Whilst browsing through my twitter feed one afternoon I had something of a moment of clarity. Clarity is a rare thing to me so I decided to pay attention to it.
Cycle lanes should be 2m wide. ‘How wide?’, yes, that’s the recommended width that we hardly ever get to see. Instead we get a few cm of faded, broken paint covered in glass and rotten leaves. If we’re lucky it’s not under a parked car or delivery van or taking us the worst way into a junction.
I’d just looked at a picture of a couple of people holding up a Space for Cycling banner on the pavement next to a road where a car was parked in a cycle lane. It got me thinking about low-fi guerilla campaigning and using social media to make clear points whilst having a bit of fun*.
The idea is very simple.
Take a 2m long print with a ruler at the bottom and ‘#Space4Cycling ?‘ printed across the middle. This is now more than just a fragile bit of paper, it’s a campaigning banner, and it only costs £10.00 here’s my guide to what to do next.
- Ride about for a (probably very) short while until you come across a particularly bad section of supposed infrastructure or a place where some is desperately needed.

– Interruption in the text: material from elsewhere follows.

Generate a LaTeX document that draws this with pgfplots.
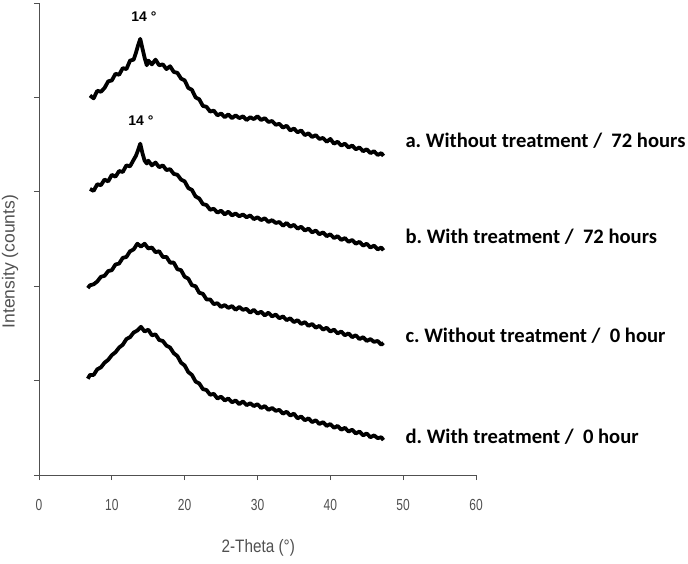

We all have our favourites.
- Place the banner across the cycle path or wherever you think a cycle lane should be, preferably immediately in front of a parked car, giant pothole, cyclist dismount sign… (you get the idea).
- Take a picture on your fancy smart phone showing the banner and it’s context in the road.
- Tweet and/or Facebook the image with whatever comment you like but include #Space4Cycling and @GMcycling in the text and the twitter account for your local authority or councillor if you know it.
- GMCC twitter account will retweet any good ones it happens upon plus anyone that follows the national space4cycling hashtag will see it and maybe do the same. We’ll figure out a way of saving the ‘best’ for a wall of shame and see how it grows.
- Local MPs and councillors are shamed and chastised by our withering criticism and divert all available funds to implementing the soon-to-be-devised GMCC Greater Manchester strategic cycle map.